Wednesday, December 03, 2008

Gingerbread , Cannibals, Pina Coloda Mix, and Pinheads


With a title like that, you know it is going to be another installment in Goody's Holiday Memories (tm). If you just want the gingerbread recipe, skip to the bottom.

The last year that my mother was alive she discovered a line of drink mixes that had the alcohol already in it. While that might elicit a "yuck" from many people, my mother considered this to be one of the Twentieth Century's greatest inventions-I mean, right up there with the Xerox machine. Mind you, she was diabetic and had no business drinking, much less drinking pre-mixed Pina Coloda mix, but she did and she loved it. As I recall it had a pretty low alcohol content so you'd have to drink quite a bit of it to get drunk, but it still had a bit of kick. I think my mother liked it because it was a drink without really "drinking." You know, more of a weak cocktail. No one would have said a word if she wanted to swill straight gin from a bottle in the freezer (oh what, like you never do that?) but to people of her generation a mixed drink was "nicer." Anyway, the bottle of pina coloda mix had a place of honour in the door of the fridge.

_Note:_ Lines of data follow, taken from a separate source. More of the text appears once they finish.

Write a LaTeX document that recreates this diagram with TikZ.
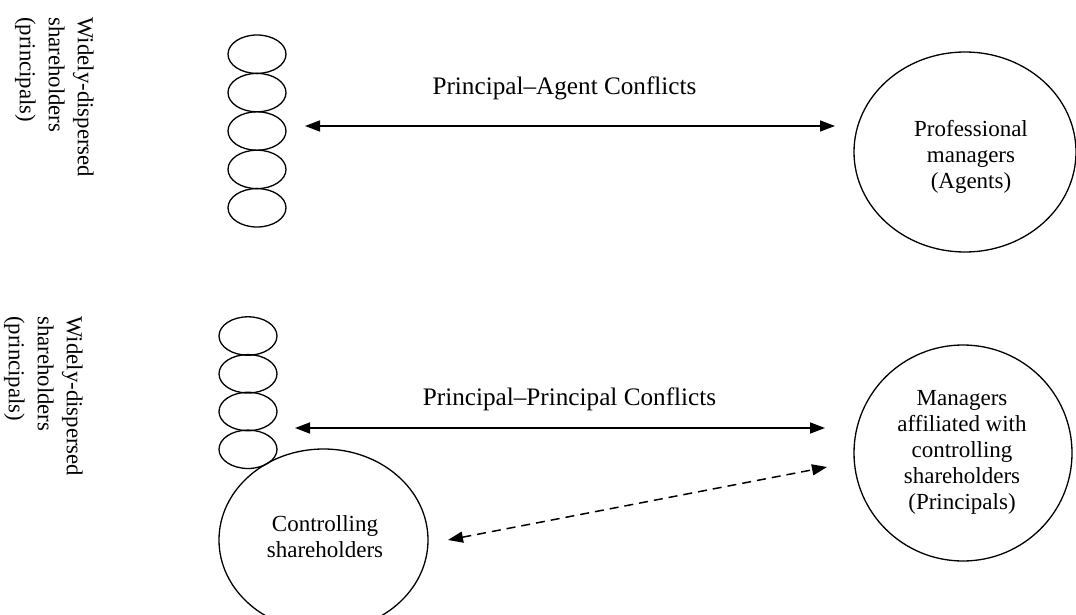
\documentclass[tikz,border=0pt]{standalone}
\usepackage{fontspec}
\setmainfont{Liberation Serif}
\usetikzlibrary{shapes.geometric,arrows.meta}

\begin{document}
\begin{tikzpicture}[x=1pt,y=-1pt,
  oval/.style={draw, ellipse, line width=1.3pt, inner sep=0pt},
  holder/.style={oval, minimum width=58pt, minimum height=38.4pt},
  conn/.style={line width=1.5pt,
    {Triangle[length=15pt,width=11pt]}-{Triangle[length=15pt,width=11pt]}},
  lbl/.style={anchor=base, inner sep=0pt, font=\fontsize{25.2}{29}\selectfont},
  body/.style={align=center, inner sep=0pt, font=\fontsize{23}{26}\selectfont},
  side/.style={rotate=-90, anchor=north west, align=left, inner sep=0pt,
    font=\fontsize{22.8}{29}\selectfont}]

\useasboundingbox[fill=white] (0,0) rectangle (1076,615);

% ---------- principal--agent model ----------
\node[side] (dispA) at (94,17) {Widely-dispersed\\shareholders\\(principals)};
\foreach \i/\y in {1/54.2,2/92.6,3/131,4/169.4,5/207.8}
  \node[holder] (ha\i) at (257,\y) {};
\node[oval, minimum width=222pt, minimum height=200pt] (agents) at (965,152) {};
\node[body] (agentsT) at (971,157) {Professional\\managers\\(Agents)};

\coordinate (paL) at (305,126);
\coordinate (paR) at (835,126);
\draw[conn] (paL) -- (paR);
\node[lbl] (paT) at (564.5,95) {Principal–Agent Conflicts};

% ---------- principal--principal model ----------
\node[side] (dispB) at (83,316) {Widely-dispersed\\shareholders\\(principals)};
\foreach \i/\y in {1/336,2/373.8,3/411.5,4/449.3}
  \node[holder] (hb\i) at (248,\y) {};
\node[oval, minimum width=209pt, minimum height=182pt] (ctrl) at (323.5,540) {};
\node[body] (ctrlT) at (325,537) {Controlling\\shareholders};
\node[oval, minimum width=218pt, minimum height=216pt] (mgrs) at (963,453) {};
\node[body] (mgrsT) at (962,452) {Managers\\affiliated with\\controlling\\shareholders\\(Principals)};

\coordinate (ppL) at (295,428);
\coordinate (ppR) at (825,428);
\draw[conn] (ppL) -- (ppR);
\node[lbl] (ppT) at (569.5,405) {Principal–Principal Conflicts};

\coordinate (ddL) at (448,540);
\coordinate (ddR) at (827,467);
\draw[conn, dash pattern=on 9pt off 6pt] (ddL) -- (ddR);
\end{tikzpicture}
\end{document}
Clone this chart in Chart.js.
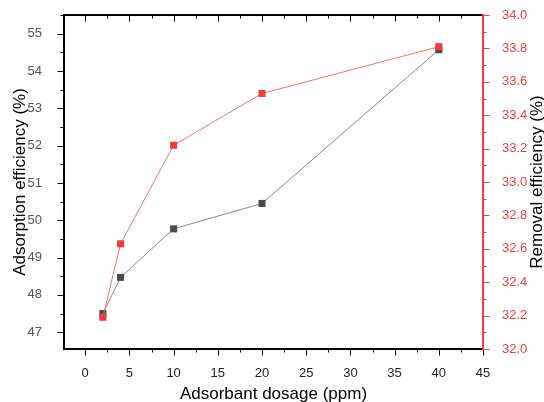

Christmastime rolled around and my mother suddenly gets weepy and expresses a desire to bake Christmas cookies with me. I was about to graduate from my undergrad studies and she suddenly realised we'd never baked cookies together.
"You're going to graduate and move away and I'll never see you again." she complained a bit more emotionally than I would have expected from her. I tried to reassure her I would still be around, but finally she blurted out:
"You're going to end up like the Rockefeller boy."

Oh. Um. Well, she'd managed to avoid saying it the four years I'd been pursuing an anthropology degree but at last she'd uttered her great fear that I'd be eaten by cannibals and we'd never have baked so much as a tray of cookies together. Much as I promised never to go to New Guinea, she still wanted to bake the cookies, so we got out the cookbook and mixed up a batch of gingerbread. This is a great time to take a break for a joke:

Two cannibals are sitting around a campfire eating when one cannibal says,
"I hate my mother-in-law" and the other cannibal says,
"So try the potatoes."

Right. So we might have had a few glasses of the pina coloda mix at that point, and my mother brings out the beautiful copper cookie cutter pictured above. I'd never seen it, and she couldn't remember where it came from, but there it was just waiting to make cookies. I tossed the chilled hunk of gingerbread dough on the table and realised I couldn't roll it. I mean, even warmed up, the thing wouldn't budge. How she ever worked that much flour into it without busting the gears of the mixer I'll never know, but that mass of dough wasn't going to be rolled out by the force of either of our upper-body strength. I think we managed to do two or three before finally giving up. The kitchen was covered in flour, there was a sink filled with dishes and we were running low on pina coloda mix. I sat at her kitchen table for a minute before taking a good look at the cookie cutter.

"Ma?"
"Yeah?"
"Why is the gingerbread man a pinhead?"

My mother wasn't exactly dour, but she also didn't fall apart laughing much-until the day she decided to bake cookies. We never did figure out why the gingerbread man was a pinhead, or where she found it to begin with, but it was the last Christmas I spent with my mother and I'm glad I'm able to remember her having fun. By spring she was gone. I suppose she'd be pleased to know I use the pinhead gingerbread man every year now to amuse her grandson and that thankfully (at least, so far) I haven't been eaten by cannibals.

You Will Need:
(modified from the Betty Crocker Picture Cookbook)

1/3 cup soft shortening (I don't use butter for these as they keep better with Crisco)
1 cup brown sugar
1 1/2 cups full flavour molasses (yes, that is a lot)
1/2 cup cold water
7 cups all purpose flour
1 teaspoon salt
1 teaspoon allspice
1 teaspoon ginger
1 teaspoon cloves
1 teaspoon cinnamon or cardamom
2 teaspoons baking soda dissolved in 3 tablespoons cold water

Mix together the shortening, brown sugar, and molasses. Stir in the cold water/ Sift together dry ingredients and add to the first mixture. Stir in the baking soda and water. Mix well and chill, several hours.

The dough will be sticky, so use enough flour to keep it from sticking but not so much that it makes the cookies tough. Roll them out very thick (about 1/2 inch). Bake in a 350 oven for about fifteen minutes. Cool on pan two minutes, then remove to a rack. Makes about a dozen.